Seneca Park, Rochester, NY
Threat

The immediate threat to the historic park landscape is the current plan to triple the size of the zoo to accommodate additional animal displays, concessions and visitor parking. The zoo expansion, as proposed, bursts out of the soft, landscaped buffer, spanning the park to the edge of the river gorge. It replaces the winding park drive and forested hillside with a 650-car parking lot, requiring massive clearing. In the process it also regrades the soft rolling terrain into an expansive sea of concrete and asphalt. The new design dominates the Olmsted designed landscape, including the views to and around the sylvan Trout Lake.

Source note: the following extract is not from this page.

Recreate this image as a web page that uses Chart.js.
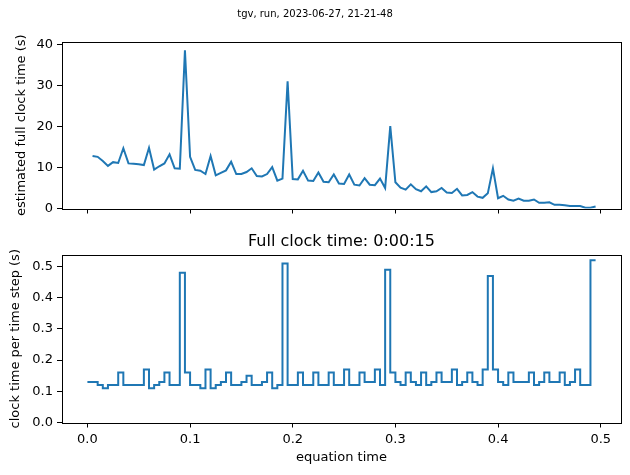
<!DOCTYPE html>
<html>
<head>
<meta charset="utf-8">
<title>tgv run</title>
<script src="https://cdn.jsdelivr.net/npm/chart.js@4/dist/chart.umd.min.js"></script>
<style>
  html, body { margin: 0; padding: 0; background: #fff; }
  #wrap { position: relative; width: 630px; height: 475px; font-family: "DejaVu Sans", sans-serif; }
  #wrap canvas { position: absolute; left: 0; top: 0; }
  .txt { position: absolute; color: #000; text-align: center; white-space: nowrap; line-height: 1; }
</style>
</head>
<body>
<div id="wrap">
  <canvas id="topChart" width="630" height="475"></canvas>
  <canvas id="bottomChart" width="630" height="475"></canvas>
  <div class="txt" style="left:0; width:630px; top:9px; font-size:10px;">tgv, run, 2023-06-27, 21-21-48</div>
  <div class="txt" style="left:62px; width:559px; top:233px; font-size:16px;">Full clock time: 0:00:15</div>
</div>
<script>
// equation time at the end of each step
const stepEnd = [
  0.005, 0.01, 0.015, 0.02, 0.025, 0.03, 0.035, 0.04, 0.045, 0.05,
  0.055, 0.06, 0.065, 0.07, 0.075, 0.08, 0.085, 0.09, 0.095, 0.1,
  0.105, 0.11, 0.115, 0.12, 0.125, 0.13, 0.135, 0.14, 0.145, 0.15,
  0.155, 0.16, 0.165, 0.17, 0.175, 0.18, 0.185, 0.19, 0.195, 0.2,
  0.205, 0.21, 0.215, 0.22, 0.225, 0.23, 0.235, 0.24, 0.245, 0.25,
  0.255, 0.26, 0.265, 0.27, 0.275, 0.28, 0.285, 0.29, 0.295, 0.3,
  0.305, 0.31, 0.315, 0.32, 0.325, 0.33, 0.335, 0.34, 0.345, 0.35,
  0.355, 0.36, 0.365, 0.37, 0.375, 0.38, 0.385, 0.39, 0.395, 0.4,
  0.405, 0.41, 0.415, 0.42, 0.425, 0.43, 0.435, 0.44, 0.445, 0.45,
  0.455, 0.46, 0.465, 0.47, 0.475, 0.48, 0.485, 0.49, 0.495
];

// estimated full clock time (s)
const estimated = [
  12.8, 12.6, 11.6, 10.4, 11.3, 11.1, 14.7, 11.0, 10.9, 10.8,
  10.6, 14.8, 9.5, 10.3, 11.0, 13.2, 9.8, 9.7, 38.6, 12.6,
  9.4, 9.2, 8.4, 12.8, 8.1, 8.7, 9.3, 11.4, 8.4, 8.4,
  8.9, 9.8, 7.9, 7.8, 8.4, 10.1, 6.8, 7.3, 31.0, 7.2,
  7.1, 9.2, 6.8, 6.7, 8.8, 6.5, 6.4, 8.3, 6.1, 6.0,
  8.3, 5.8, 5.6, 7.4, 5.8, 5.7, 7.3, 5.0, 20.1, 6.4,
  5.1, 4.6, 5.9, 4.7, 4.2, 5.4, 4.0, 4.2, 5.0, 3.9,
  3.8, 4.8, 3.2, 3.3, 4.0, 2.9, 2.6, 3.7, 9.8, 2.5,
  3.1, 2.2, 1.9, 2.4, 1.9, 1.9, 2.2, 1.4, 1.4, 1.5,
  0.9, 0.9, 0.8, 0.6, 0.6, 0.6, 0.2, 0.2, 0.5
];

// clock time per time step (s)
const stepTime = [
  0.13, 0.13, 0.12, 0.11, 0.12, 0.12, 0.16, 0.12, 0.12, 0.12,
  0.12, 0.17, 0.11, 0.12, 0.13, 0.16, 0.12, 0.12, 0.48, 0.16,
  0.12, 0.12, 0.11, 0.17, 0.11, 0.12, 0.13, 0.16, 0.12, 0.12,
  0.13, 0.15, 0.12, 0.12, 0.13, 0.16, 0.11, 0.12, 0.51, 0.12,
  0.12, 0.16, 0.12, 0.12, 0.16, 0.12, 0.12, 0.16, 0.12, 0.12,
  0.17, 0.12, 0.12, 0.16, 0.13, 0.13, 0.17, 0.12, 0.49, 0.16,
  0.13, 0.12, 0.16, 0.13, 0.12, 0.16, 0.12, 0.13, 0.16, 0.13,
  0.13, 0.17, 0.12, 0.13, 0.16, 0.13, 0.12, 0.17, 0.47, 0.17,
  0.13, 0.12, 0.16, 0.13, 0.13, 0.13, 0.16, 0.12, 0.13, 0.16,
  0.13, 0.13, 0.16, 0.12, 0.13, 0.17, 0.12, 0.12, 0.52
];

const xTicks = [0, 0.1, 0.2, 0.3, 0.4, 0.5];
const topYTicks = [0, 10, 20, 30, 40];
const bottomYTicks = [0, 0.1, 0.2, 0.3, 0.4, 0.5];

const blue = '#1f77b4';
Chart.defaults.font.family = '"DejaVu Sans", sans-serif';
Chart.defaults.color = '#000';

// matplotlib style box around the plot area
const frame = {
  id: 'frame',
  afterDraw(chart) {
    const { ctx, chartArea: a } = chart;
    ctx.save();
    ctx.strokeStyle = '#000';
    ctx.lineWidth = 1;
    ctx.strokeRect(Math.round(a.left) + 0.5, Math.round(a.top) + 0.5,
      Math.round(a.width), Math.round(a.height));
    ctx.restore();
  }
};

function fixedTicks(values) {
  return scale => { scale.ticks = values.map(v => ({ value: v })); };
}

function axisGrid() {
  return {
    display: true,
    drawOnChartArea: false,
    drawTicks: true,
    tickLength: 5,
    color: '#000',
    lineWidth: 1
  };
}

function makeOptions(o) {
  return {
    responsive: false,
    animation: false,
    events: [],
    layout: { padding: { left: 0, right: 9, top: o.padTop, bottom: 0 } },
    plugins: { legend: { display: false }, tooltip: { enabled: false } },
    scales: {
      x: {
        type: 'linear',
        min: -0.02475,
        max: 0.51975,
        afterBuildTicks: fixedTicks(xTicks),
        afterFit: s => { s.height = o.xHeight; },
        grid: axisGrid(),
        border: { display: false },
        ticks: {
          display: o.showX,
          padding: 4,
          maxRotation: 0,
          font: { size: 13 },
          callback: v => v.toFixed(1)
        },
        title: {
          display: o.showX,
          text: 'equation time',
          font: { size: 13 },
          padding: { top: 0, bottom: 10 }
        }
      },
      y: {
        type: 'linear',
        min: 0,
        max: o.yMax,
        afterBuildTicks: fixedTicks(o.yTicks),
        afterFit: s => { s.width = 62; },
        grid: axisGrid(),
        border: { display: false },
        ticks: {
          padding: 4,
          font: { size: 13 },
          callback: o.yFormat
        },
        title: {
          display: true,
          text: o.yTitle,
          font: { size: 13 },
          padding: { top: o.yTitlePad, bottom: 0 }
        }
      }
    }
  };
}

new Chart(document.getElementById('topChart'), {
  type: 'line',
  data: {
    datasets: [{
      data: stepEnd.map((t, i) => ({ x: t, y: estimated[i] })),
      borderColor: blue,
      borderWidth: 2,
      pointRadius: 0,
      tension: 0
    }]
  },
  options: makeOptions({
    padTop: 42,
    xHeight: 266.5,
    showX: false,
    yMax: 40.6,
    yTicks: topYTicks,
    yFormat: v => String(v),
    yTitle: 'estimated full clock time (s)',
    yTitlePad: 14
  }),
  plugins: [frame]
});

// step plot: each step holds its value up to its end time
const stepPoints = [{ x: 0, y: stepTime[0] }]
  .concat(stepEnd.map((t, i) => ({ x: t, y: stepTime[i] })));

new Chart(document.getElementById('bottomChart'), {
  type: 'line',
  data: {
    datasets: [{
      data: stepPoints,
      stepped: 'after',
      borderColor: blue,
      borderWidth: 2,
      pointRadius: 0
    }]
  },
  options: makeOptions({
    padTop: 255,
    xHeight: 52.5,
    showX: true,
    yMax: 0.537,
    yTicks: bottomYTicks,
    yFormat: v => v.toFixed(1),
    yTitle: 'clock time per time step (s)',
    yTitlePad: 8
  }),
  plugins: [frame]
});
</script>
</body>
</html>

The zoo expansion is estimated to cost $65 million dollars, with fundraising and construction phased over twenty years. The parking lot is scheduled for the first phase of construction. The plan has been accepted and is being promoted by the project sponsors, the Zoo Society and the Monroe County Department of Parks.

Although the community supports the idea of improving the zoo, (if not the expansion, as proposed) there has been consistent and vigorous public opposition to the destruction of parkland. Citizens have sent a steady stream of letters to the editor.

How to Help

A coalition of eight groups, including preservationists, neighborhood groups, environmentalists and community park advocates, named the Seneca Park Alliance, has rallied to the defense of the park. Members speak in public forums, write editorials and letters to the editor, contact public officials, display and distribute lawn signs, lead tours of the park, and mount exhibitions of historic plans and photographs, advocating preservation. The Seneca Park Alliance proposes, as an alternative to the new parking lot, a tram system to transport people to and from existing parking lots.